Quote, verbatim, all material below, without pictures.

**DATA EXCERPT**
+ + + + +

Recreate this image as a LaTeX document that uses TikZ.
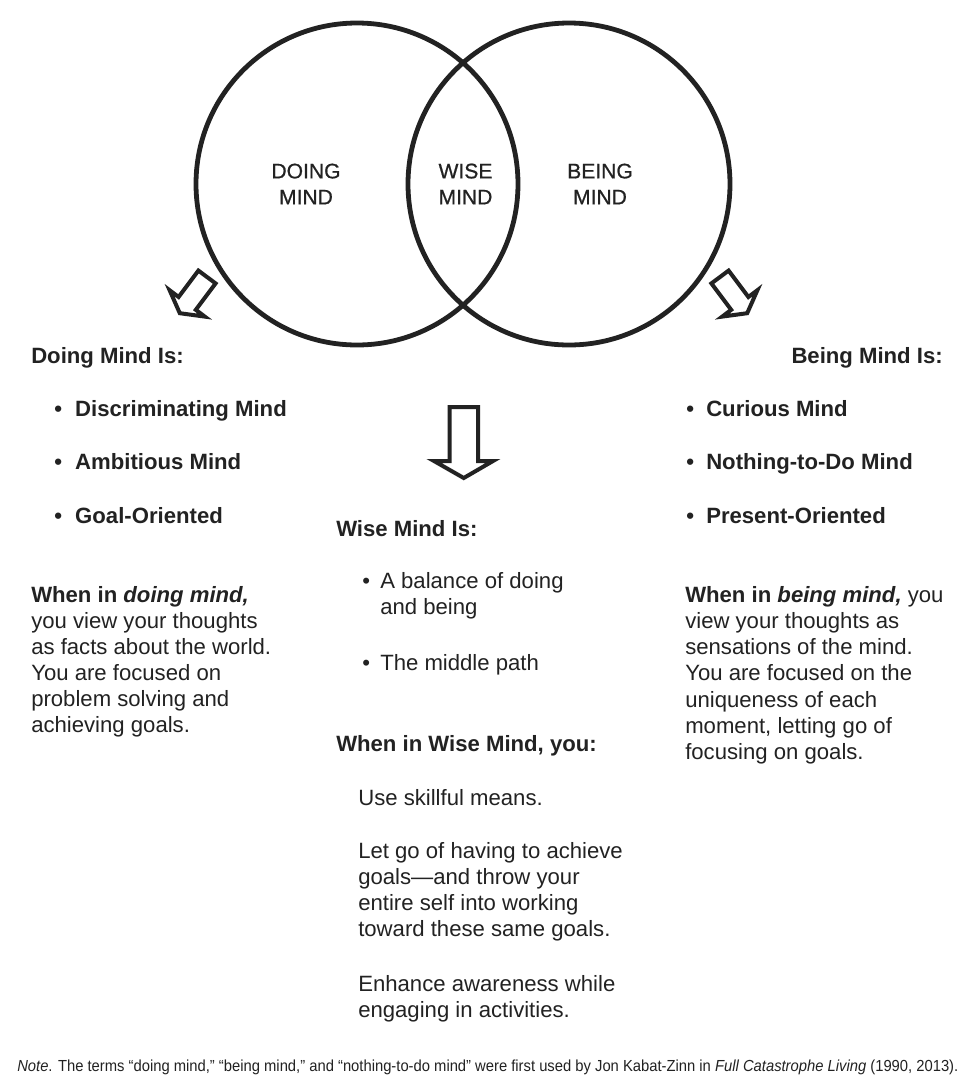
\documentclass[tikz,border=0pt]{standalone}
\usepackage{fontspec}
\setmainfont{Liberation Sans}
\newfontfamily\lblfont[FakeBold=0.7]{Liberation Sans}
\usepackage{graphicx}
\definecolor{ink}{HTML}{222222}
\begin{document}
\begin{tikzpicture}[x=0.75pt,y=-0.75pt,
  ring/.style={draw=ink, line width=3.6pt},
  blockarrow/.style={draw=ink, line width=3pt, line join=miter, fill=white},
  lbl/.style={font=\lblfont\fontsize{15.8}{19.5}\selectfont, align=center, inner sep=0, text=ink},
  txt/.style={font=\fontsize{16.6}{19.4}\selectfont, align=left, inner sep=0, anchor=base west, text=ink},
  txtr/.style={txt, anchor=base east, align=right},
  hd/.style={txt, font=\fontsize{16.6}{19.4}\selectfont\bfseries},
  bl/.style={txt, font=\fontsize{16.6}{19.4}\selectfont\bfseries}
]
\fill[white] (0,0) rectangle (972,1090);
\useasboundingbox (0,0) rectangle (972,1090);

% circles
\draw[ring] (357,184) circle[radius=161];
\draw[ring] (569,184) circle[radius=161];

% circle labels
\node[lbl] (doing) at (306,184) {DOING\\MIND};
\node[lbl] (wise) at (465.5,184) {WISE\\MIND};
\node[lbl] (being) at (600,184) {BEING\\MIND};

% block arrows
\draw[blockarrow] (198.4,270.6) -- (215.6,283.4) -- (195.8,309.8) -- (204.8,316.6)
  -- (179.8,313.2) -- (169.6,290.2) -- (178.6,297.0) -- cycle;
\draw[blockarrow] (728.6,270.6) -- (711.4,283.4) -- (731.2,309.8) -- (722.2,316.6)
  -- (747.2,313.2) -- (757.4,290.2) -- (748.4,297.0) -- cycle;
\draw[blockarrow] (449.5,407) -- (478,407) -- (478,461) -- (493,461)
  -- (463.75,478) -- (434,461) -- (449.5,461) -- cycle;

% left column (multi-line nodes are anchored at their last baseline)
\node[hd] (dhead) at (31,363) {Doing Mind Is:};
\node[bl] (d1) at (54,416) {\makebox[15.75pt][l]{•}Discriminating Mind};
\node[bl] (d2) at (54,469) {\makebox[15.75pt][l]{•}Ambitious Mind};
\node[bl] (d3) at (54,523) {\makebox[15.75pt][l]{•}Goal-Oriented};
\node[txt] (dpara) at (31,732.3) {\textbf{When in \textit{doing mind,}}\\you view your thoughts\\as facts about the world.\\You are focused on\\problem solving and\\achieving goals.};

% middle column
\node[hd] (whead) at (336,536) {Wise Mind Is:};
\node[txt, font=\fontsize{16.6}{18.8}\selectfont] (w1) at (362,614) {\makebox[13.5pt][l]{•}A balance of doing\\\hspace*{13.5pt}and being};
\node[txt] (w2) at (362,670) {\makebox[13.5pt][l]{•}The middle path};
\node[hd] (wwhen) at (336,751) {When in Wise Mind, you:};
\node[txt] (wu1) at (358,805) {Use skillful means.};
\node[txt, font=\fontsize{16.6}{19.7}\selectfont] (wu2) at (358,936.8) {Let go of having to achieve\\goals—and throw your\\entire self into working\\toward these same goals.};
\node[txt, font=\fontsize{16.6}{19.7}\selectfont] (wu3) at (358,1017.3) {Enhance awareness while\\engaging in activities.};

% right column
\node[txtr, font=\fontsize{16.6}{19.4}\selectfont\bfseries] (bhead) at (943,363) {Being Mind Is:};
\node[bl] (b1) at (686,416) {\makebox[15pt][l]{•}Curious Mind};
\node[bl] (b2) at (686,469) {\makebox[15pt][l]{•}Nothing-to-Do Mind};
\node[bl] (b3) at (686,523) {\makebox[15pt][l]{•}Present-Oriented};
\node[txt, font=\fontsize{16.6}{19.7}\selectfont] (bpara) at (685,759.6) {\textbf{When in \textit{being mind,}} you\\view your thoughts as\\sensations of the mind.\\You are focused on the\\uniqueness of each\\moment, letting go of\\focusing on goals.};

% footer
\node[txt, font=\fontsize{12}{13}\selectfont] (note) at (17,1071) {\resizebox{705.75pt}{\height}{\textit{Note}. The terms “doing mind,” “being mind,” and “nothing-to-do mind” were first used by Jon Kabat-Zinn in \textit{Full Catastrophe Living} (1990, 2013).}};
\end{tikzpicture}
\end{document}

+ + + + +

**RESPONSE FOR THIS EXERCISE**
Recreate this image as a LaTeX document that uses TikZ.
\documentclass[tikz,border=0pt]{standalone}
\usepackage{fontspec}
\setmainfont{Liberation Sans}
\newfontfamily\lblfont[FakeBold=0.7]{Liberation Sans}
\usepackage{graphicx}
\definecolor{ink}{HTML}{222222}
\begin{document}
\begin{tikzpicture}[x=0.75pt,y=-0.75pt,
  ring/.style={draw=ink, line width=3.6pt},
  blockarrow/.style={draw=ink, line width=3pt, line join=miter, fill=white},
  lbl/.style={font=\lblfont\fontsize{15.8}{19.5}\selectfont, align=center, inner sep=0, text=ink},
  txt/.style={font=\fontsize{16.6}{19.4}\selectfont, align=left, inner sep=0, anchor=base west, text=ink},
  txtr/.style={txt, anchor=base east, align=right},
  hd/.style={txt, font=\fontsize{16.6}{19.4}\selectfont\bfseries},
  bl/.style={txt, font=\fontsize{16.6}{19.4}\selectfont\bfseries}
]
\fill[white] (0,0) rectangle (972,1090);
\useasboundingbox (0,0) rectangle (972,1090);

% circles
\draw[ring] (357,184) circle[radius=161];
\draw[ring] (569,184) circle[radius=161];

% circle labels
\node[lbl] (doing) at (306,184) {DOING\\MIND};
\node[lbl] (wise) at (465.5,184) {WISE\\MIND};
\node[lbl] (being) at (600,184) {BEING\\MIND};

% block arrows
\draw[blockarrow] (198.4,270.6) -- (215.6,283.4) -- (195.8,309.8) -- (204.8,316.6)
  -- (179.8,313.2) -- (169.6,290.2) -- (178.6,297.0) -- cycle;
\draw[blockarrow] (728.6,270.6) -- (711.4,283.4) -- (731.2,309.8) -- (722.2,316.6)
  -- (747.2,313.2) -- (757.4,290.2) -- (748.4,297.0) -- cycle;
\draw[blockarrow] (449.5,407) -- (478,407) -- (478,461) -- (493,461)
  -- (463.75,478) -- (434,461) -- (449.5,461) -- cycle;

% left column (multi-line nodes are anchored at their last baseline)
\node[hd] (dhead) at (31,363) {Doing Mind Is:};
\node[bl] (d1) at (54,416) {\makebox[15.75pt][l]{•}Discriminating Mind};
\node[bl] (d2) at (54,469) {\makebox[15.75pt][l]{•}Ambitious Mind};
\node[bl] (d3) at (54,523) {\makebox[15.75pt][l]{•}Goal-Oriented};
\node[txt] (dpara) at (31,732.3) {\textbf{When in \textit{doing mind,}}\\you view your thoughts\\as facts about the world.\\You are focused on\\problem solving and\\achieving goals.};

% middle column
\node[hd] (whead) at (336,536) {Wise Mind Is:};
\node[txt, font=\fontsize{16.6}{18.8}\selectfont] (w1) at (362,614) {\makebox[13.5pt][l]{•}A balance of doing\\\hspace*{13.5pt}and being};
\node[txt] (w2) at (362,670) {\makebox[13.5pt][l]{•}The middle path};
\node[hd] (wwhen) at (336,751) {When in Wise Mind, you:};
\node[txt] (wu1) at (358,805) {Use skillful means.};
\node[txt, font=\fontsize{16.6}{19.7}\selectfont] (wu2) at (358,936.8) {Let go of having to achieve\\goals—and throw your\\entire self into working\\toward these same goals.};
\node[txt, font=\fontsize{16.6}{19.7}\selectfont] (wu3) at (358,1017.3) {Enhance awareness while\\engaging in activities.};

% right column
\node[txtr, font=\fontsize{16.6}{19.4}\selectfont\bfseries] (bhead) at (943,363) {Being Mind Is:};
\node[bl] (b1) at (686,416) {\makebox[15pt][l]{•}Curious Mind};
\node[bl] (b2) at (686,469) {\makebox[15pt][l]{•}Nothing-to-Do Mind};
\node[bl] (b3) at (686,523) {\makebox[15pt][l]{•}Present-Oriented};
\node[txt, font=\fontsize{16.6}{19.7}\selectfont] (bpara) at (685,759.6) {\textbf{When in \textit{being mind,}} you\\view your thoughts as\\sensations of the mind.\\You are focused on the\\uniqueness of each\\moment, letting go of\\focusing on goals.};

% footer
\node[txt, font=\fontsize{12}{13}\selectfont] (note) at (17,1071) {\resizebox{705.75pt}{\height}{\textit{Note}. The terms “doing mind,” “being mind,” and “nothing-to-do mind” were first used by Jon Kabat-Zinn in \textit{Full Catastrophe Living} (1990, 2013).}};
\end{tikzpicture}
\end{document}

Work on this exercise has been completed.